- AIM OF THE TASK
Begin with the line that contains "Generate a component" and continue down through the line that contains "800, 900, 1000];"; reproduce those lines exactly and only those.

- ITEMS
══════════
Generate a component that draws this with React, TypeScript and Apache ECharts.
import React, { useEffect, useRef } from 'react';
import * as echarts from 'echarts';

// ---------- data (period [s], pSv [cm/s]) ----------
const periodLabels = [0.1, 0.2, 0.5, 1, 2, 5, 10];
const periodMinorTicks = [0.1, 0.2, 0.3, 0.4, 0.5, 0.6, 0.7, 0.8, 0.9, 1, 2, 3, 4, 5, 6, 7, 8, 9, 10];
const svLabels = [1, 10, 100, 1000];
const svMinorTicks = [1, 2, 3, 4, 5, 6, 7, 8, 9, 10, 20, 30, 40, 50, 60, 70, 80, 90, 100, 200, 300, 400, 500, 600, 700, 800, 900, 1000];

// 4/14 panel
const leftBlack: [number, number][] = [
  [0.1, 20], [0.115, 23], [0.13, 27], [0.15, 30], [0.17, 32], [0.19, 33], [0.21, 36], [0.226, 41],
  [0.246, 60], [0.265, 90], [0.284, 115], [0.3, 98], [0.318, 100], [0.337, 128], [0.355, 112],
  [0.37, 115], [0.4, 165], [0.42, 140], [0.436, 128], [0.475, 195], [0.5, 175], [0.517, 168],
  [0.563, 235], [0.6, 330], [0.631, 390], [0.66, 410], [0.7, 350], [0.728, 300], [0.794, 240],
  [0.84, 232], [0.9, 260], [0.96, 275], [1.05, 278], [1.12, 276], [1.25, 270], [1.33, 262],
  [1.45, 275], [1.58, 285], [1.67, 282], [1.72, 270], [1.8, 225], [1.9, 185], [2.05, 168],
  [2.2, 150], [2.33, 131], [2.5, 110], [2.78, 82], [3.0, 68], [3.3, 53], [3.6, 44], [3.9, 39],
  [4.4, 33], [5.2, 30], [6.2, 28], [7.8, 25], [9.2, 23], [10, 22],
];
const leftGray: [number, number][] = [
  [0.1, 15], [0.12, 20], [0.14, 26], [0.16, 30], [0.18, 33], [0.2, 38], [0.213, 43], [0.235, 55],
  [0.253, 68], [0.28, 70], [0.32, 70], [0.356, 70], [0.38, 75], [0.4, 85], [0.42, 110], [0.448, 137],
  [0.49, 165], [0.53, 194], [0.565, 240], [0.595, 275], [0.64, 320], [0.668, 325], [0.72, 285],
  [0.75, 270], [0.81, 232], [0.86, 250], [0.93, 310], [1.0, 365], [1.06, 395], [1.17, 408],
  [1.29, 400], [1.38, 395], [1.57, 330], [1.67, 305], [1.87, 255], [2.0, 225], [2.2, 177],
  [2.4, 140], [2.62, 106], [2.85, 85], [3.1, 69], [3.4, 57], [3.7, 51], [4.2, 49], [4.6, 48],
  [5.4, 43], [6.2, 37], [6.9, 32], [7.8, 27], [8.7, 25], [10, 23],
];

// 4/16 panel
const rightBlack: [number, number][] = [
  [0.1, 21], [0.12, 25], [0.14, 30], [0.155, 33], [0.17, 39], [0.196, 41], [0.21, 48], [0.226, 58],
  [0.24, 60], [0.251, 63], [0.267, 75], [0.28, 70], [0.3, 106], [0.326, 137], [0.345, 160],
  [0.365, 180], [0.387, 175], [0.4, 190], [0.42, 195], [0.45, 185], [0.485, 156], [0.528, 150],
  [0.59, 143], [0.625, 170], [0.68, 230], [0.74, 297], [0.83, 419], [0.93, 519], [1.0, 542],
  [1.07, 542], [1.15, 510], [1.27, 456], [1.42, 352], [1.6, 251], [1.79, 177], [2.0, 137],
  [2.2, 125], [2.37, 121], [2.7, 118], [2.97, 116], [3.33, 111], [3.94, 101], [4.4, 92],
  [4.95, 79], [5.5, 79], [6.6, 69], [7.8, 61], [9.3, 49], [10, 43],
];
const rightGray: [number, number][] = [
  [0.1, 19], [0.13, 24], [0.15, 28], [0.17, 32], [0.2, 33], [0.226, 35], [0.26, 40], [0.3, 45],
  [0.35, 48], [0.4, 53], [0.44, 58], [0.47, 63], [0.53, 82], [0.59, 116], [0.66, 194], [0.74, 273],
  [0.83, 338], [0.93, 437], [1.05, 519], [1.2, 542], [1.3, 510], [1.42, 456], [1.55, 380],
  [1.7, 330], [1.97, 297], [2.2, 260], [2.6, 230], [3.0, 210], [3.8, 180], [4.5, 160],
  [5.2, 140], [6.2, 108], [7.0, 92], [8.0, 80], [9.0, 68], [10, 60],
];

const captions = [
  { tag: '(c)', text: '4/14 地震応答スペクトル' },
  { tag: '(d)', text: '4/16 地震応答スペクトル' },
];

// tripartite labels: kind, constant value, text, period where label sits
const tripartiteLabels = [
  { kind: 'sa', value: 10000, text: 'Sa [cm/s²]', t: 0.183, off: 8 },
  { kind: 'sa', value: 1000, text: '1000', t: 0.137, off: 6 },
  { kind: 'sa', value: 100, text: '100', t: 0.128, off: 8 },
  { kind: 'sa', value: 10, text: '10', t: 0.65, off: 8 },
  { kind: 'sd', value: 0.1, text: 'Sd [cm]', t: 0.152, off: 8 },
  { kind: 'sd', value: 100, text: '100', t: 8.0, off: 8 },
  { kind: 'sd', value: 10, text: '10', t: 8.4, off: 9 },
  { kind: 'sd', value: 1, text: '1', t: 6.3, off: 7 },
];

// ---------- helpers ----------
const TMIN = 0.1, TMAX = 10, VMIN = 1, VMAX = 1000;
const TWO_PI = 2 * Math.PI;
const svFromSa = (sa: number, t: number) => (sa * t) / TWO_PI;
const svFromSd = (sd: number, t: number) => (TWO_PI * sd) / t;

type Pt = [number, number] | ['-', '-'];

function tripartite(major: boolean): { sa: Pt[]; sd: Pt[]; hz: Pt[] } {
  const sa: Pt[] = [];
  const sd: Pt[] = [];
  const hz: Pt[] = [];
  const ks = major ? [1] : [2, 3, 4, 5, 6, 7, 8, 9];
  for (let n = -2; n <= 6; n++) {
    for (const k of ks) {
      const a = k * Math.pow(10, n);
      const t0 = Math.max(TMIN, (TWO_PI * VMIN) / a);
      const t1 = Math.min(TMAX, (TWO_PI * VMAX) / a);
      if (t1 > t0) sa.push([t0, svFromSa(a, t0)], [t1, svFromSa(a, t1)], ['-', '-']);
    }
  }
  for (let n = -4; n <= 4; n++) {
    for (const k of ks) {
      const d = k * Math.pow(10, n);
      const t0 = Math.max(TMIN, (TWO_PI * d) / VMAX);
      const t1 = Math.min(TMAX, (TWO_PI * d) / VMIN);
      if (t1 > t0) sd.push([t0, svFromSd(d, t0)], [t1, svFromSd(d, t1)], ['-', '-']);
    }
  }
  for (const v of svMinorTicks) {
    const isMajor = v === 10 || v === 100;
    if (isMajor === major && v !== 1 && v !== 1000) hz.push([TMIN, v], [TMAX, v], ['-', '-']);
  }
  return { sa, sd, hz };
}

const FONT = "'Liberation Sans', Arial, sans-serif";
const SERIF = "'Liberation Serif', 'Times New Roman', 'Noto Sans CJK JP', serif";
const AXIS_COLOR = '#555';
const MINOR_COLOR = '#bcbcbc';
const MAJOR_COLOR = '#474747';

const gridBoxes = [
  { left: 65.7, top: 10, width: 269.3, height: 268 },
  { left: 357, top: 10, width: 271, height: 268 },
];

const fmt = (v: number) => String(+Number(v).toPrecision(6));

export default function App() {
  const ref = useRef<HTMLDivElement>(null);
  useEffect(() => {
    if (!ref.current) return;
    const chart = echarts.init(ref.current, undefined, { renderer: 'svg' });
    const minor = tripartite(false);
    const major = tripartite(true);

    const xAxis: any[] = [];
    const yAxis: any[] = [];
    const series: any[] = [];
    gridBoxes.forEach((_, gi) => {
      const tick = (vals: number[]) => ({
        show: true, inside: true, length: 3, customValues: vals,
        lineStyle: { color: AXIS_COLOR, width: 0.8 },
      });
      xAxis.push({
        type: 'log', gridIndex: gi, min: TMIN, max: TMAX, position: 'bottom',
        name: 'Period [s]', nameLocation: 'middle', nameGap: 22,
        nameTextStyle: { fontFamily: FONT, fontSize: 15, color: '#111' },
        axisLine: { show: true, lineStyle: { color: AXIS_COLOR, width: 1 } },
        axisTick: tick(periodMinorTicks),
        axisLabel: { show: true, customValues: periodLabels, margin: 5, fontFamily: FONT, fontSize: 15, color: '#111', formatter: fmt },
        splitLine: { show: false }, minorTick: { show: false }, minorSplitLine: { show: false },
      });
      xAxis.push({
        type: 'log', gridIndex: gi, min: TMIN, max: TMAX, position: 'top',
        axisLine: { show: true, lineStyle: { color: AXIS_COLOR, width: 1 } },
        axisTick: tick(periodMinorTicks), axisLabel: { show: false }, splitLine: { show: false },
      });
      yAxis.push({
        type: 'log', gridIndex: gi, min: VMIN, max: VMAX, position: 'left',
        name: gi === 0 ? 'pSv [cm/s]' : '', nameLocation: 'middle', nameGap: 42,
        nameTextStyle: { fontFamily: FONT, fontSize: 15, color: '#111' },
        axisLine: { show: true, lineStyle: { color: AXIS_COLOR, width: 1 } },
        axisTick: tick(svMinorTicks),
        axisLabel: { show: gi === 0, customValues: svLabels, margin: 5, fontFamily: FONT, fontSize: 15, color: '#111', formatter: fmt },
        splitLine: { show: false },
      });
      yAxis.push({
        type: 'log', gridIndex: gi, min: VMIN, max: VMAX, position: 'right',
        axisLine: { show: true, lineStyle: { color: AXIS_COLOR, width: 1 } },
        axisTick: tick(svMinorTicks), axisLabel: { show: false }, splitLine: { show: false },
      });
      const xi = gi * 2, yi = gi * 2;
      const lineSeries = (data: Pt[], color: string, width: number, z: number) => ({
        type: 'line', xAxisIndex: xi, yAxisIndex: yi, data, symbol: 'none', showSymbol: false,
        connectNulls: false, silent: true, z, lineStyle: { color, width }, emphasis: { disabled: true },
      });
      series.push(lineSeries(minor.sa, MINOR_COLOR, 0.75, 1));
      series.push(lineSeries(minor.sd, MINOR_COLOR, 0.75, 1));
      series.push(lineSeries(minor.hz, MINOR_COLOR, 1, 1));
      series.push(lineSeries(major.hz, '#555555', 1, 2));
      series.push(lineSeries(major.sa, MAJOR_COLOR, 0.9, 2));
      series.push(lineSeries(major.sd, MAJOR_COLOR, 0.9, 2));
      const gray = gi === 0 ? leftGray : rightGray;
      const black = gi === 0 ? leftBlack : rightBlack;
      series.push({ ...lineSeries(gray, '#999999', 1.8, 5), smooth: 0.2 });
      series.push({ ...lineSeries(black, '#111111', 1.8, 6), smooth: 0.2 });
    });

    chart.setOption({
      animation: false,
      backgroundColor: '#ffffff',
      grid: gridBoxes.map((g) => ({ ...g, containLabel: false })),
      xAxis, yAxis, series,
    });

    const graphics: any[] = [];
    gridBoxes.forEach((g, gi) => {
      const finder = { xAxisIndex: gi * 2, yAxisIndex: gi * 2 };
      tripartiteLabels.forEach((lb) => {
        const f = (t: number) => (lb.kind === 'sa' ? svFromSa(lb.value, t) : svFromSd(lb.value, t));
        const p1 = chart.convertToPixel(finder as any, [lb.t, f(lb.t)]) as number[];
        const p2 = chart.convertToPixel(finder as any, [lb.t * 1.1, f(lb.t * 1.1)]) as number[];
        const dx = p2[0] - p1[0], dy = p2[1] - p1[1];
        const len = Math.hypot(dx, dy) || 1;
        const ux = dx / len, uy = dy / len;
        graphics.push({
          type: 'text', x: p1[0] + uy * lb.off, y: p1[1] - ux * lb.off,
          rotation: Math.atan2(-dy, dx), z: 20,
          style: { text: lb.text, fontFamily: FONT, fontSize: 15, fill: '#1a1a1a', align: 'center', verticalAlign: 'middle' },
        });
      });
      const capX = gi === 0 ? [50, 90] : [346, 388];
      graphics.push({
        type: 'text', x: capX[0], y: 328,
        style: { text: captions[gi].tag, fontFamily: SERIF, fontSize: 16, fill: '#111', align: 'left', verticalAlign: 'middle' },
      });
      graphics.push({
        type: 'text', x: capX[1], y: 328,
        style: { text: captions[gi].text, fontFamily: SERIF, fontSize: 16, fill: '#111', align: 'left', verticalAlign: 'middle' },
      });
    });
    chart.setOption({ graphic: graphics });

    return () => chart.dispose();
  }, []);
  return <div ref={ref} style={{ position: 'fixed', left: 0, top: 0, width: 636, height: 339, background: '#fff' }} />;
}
══════════
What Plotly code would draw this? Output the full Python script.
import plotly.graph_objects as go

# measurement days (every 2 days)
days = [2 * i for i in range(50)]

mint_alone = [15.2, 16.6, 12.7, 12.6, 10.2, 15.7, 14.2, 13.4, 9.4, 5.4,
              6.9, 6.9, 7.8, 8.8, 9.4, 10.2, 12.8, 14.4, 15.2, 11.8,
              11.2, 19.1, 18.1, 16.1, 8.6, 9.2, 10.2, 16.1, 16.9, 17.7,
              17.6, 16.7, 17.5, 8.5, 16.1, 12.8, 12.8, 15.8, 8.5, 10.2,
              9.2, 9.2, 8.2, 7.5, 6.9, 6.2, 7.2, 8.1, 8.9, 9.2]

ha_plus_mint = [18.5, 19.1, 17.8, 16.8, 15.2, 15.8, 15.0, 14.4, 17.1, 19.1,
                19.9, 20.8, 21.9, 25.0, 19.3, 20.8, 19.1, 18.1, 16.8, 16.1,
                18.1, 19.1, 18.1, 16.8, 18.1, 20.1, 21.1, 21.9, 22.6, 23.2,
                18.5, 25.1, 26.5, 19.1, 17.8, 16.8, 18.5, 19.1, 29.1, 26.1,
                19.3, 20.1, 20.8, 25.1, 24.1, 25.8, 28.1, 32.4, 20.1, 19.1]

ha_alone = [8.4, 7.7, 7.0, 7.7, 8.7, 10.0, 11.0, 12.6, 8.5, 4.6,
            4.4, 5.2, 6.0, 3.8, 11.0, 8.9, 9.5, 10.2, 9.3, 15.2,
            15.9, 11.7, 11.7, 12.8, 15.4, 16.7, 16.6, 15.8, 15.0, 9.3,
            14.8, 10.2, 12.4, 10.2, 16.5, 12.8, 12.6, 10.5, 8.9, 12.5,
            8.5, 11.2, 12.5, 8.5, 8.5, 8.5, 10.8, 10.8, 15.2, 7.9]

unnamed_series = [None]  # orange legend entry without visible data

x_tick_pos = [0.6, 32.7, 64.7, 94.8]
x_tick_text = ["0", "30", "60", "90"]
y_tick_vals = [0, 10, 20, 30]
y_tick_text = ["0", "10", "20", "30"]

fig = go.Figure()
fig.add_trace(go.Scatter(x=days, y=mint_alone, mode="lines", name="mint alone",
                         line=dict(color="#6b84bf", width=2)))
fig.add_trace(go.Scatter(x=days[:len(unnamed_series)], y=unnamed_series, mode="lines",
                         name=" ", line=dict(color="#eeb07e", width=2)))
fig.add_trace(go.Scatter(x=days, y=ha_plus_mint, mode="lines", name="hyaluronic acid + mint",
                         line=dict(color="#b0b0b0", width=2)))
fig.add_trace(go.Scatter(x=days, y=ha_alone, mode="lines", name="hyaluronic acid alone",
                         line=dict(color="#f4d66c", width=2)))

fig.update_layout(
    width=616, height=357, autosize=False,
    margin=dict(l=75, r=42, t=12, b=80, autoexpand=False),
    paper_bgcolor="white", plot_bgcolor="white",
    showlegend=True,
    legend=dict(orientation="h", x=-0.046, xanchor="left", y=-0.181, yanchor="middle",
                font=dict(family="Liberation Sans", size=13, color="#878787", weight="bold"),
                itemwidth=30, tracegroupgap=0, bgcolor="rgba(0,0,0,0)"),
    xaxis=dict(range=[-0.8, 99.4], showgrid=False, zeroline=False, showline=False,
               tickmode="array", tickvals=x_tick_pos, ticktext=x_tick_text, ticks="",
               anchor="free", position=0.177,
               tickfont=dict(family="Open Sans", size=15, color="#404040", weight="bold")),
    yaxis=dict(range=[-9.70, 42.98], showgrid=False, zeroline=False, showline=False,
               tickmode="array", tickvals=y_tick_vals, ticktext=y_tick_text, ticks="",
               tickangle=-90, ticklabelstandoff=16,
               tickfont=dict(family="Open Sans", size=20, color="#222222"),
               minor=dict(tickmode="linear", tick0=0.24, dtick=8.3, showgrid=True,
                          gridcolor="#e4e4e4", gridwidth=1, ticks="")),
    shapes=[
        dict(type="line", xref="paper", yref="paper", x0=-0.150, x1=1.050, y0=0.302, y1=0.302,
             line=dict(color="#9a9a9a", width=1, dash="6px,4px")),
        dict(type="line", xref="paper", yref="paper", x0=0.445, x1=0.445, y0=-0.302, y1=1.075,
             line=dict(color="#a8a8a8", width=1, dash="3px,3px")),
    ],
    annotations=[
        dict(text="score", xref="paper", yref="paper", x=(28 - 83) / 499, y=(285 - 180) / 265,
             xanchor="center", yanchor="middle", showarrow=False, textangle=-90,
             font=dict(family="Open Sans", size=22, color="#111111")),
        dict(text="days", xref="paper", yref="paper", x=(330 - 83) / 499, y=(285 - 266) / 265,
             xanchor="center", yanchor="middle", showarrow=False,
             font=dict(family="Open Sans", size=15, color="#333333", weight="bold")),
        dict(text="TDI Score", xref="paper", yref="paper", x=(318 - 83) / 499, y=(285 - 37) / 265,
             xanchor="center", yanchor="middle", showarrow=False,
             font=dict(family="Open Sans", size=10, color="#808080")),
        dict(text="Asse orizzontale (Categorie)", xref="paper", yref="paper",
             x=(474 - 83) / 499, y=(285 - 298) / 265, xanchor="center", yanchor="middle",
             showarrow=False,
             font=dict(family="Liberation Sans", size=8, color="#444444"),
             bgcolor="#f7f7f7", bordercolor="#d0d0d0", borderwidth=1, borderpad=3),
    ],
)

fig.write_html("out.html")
══════════
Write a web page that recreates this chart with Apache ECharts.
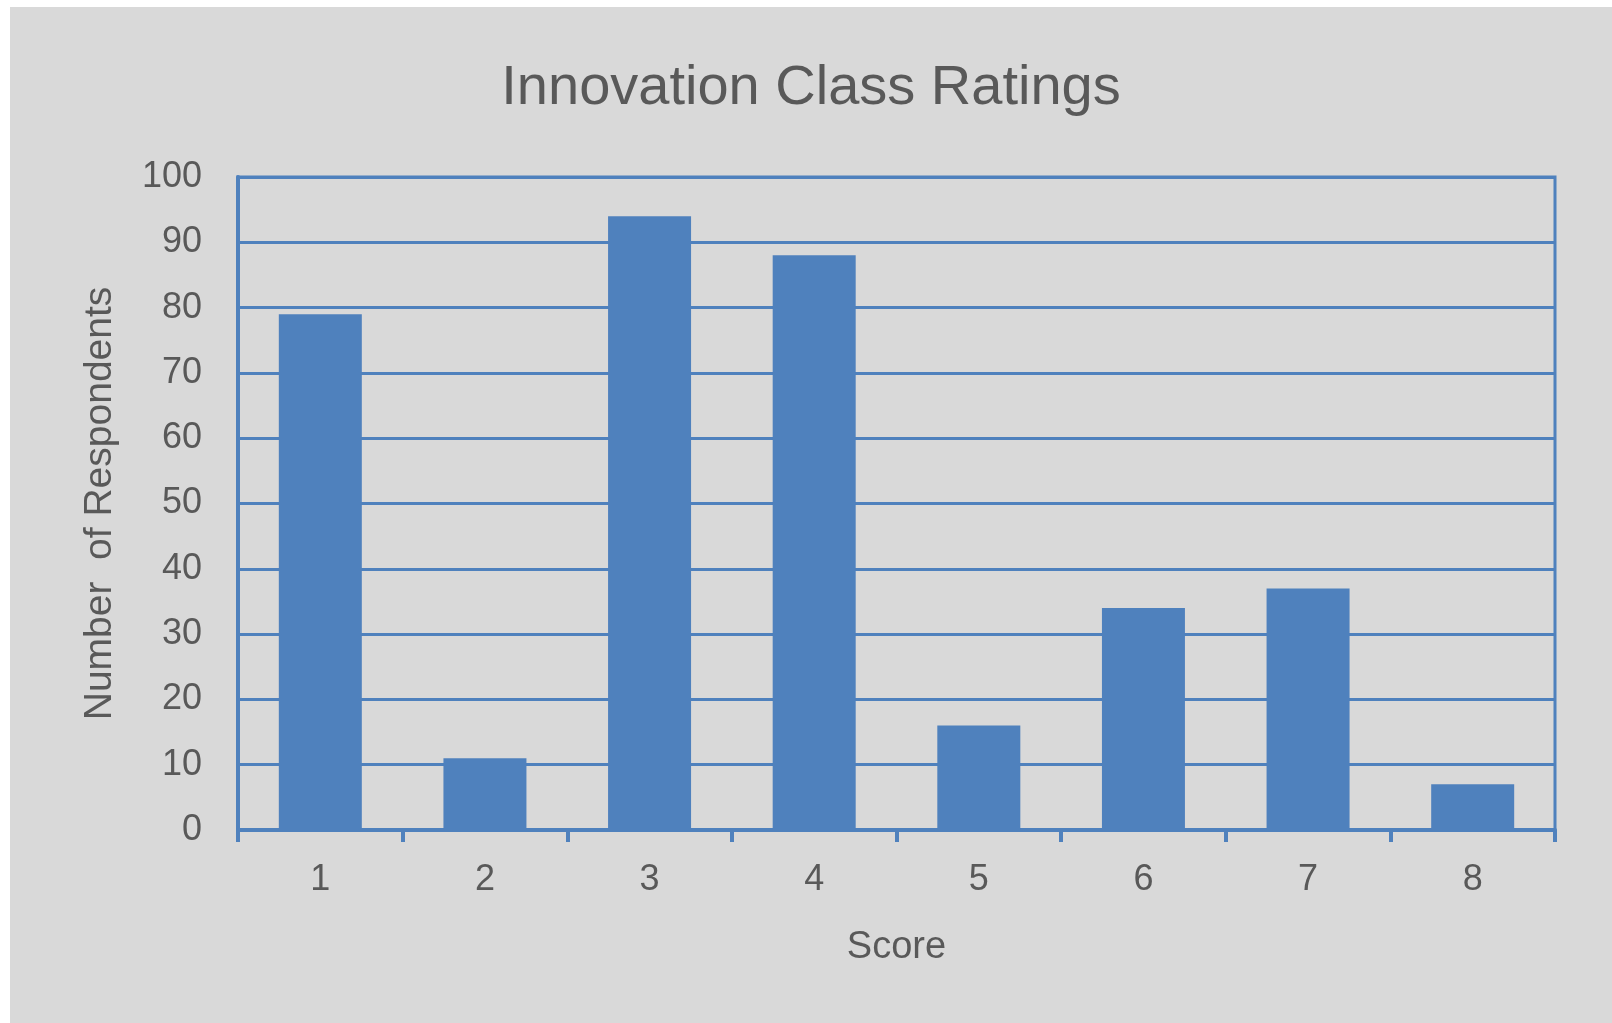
══════════
- ANSWER TO THE TASK
Generate a component that draws this with React, TypeScript and Apache ECharts.
import React, { useEffect, useRef } from 'react';
import * as echarts from 'echarts';

// ---------- data (period [s], pSv [cm/s]) ----------
const periodLabels = [0.1, 0.2, 0.5, 1, 2, 5, 10];
const periodMinorTicks = [0.1, 0.2, 0.3, 0.4, 0.5, 0.6, 0.7, 0.8, 0.9, 1, 2, 3, 4, 5, 6, 7, 8, 9, 10];
const svLabels = [1, 10, 100, 1000];
const svMinorTicks = [1, 2, 3, 4, 5, 6, 7, 8, 9, 10, 20, 30, 40, 50, 60, 70, 80, 90, 100, 200, 300, 400, 500, 600, 700, 800, 900, 1000];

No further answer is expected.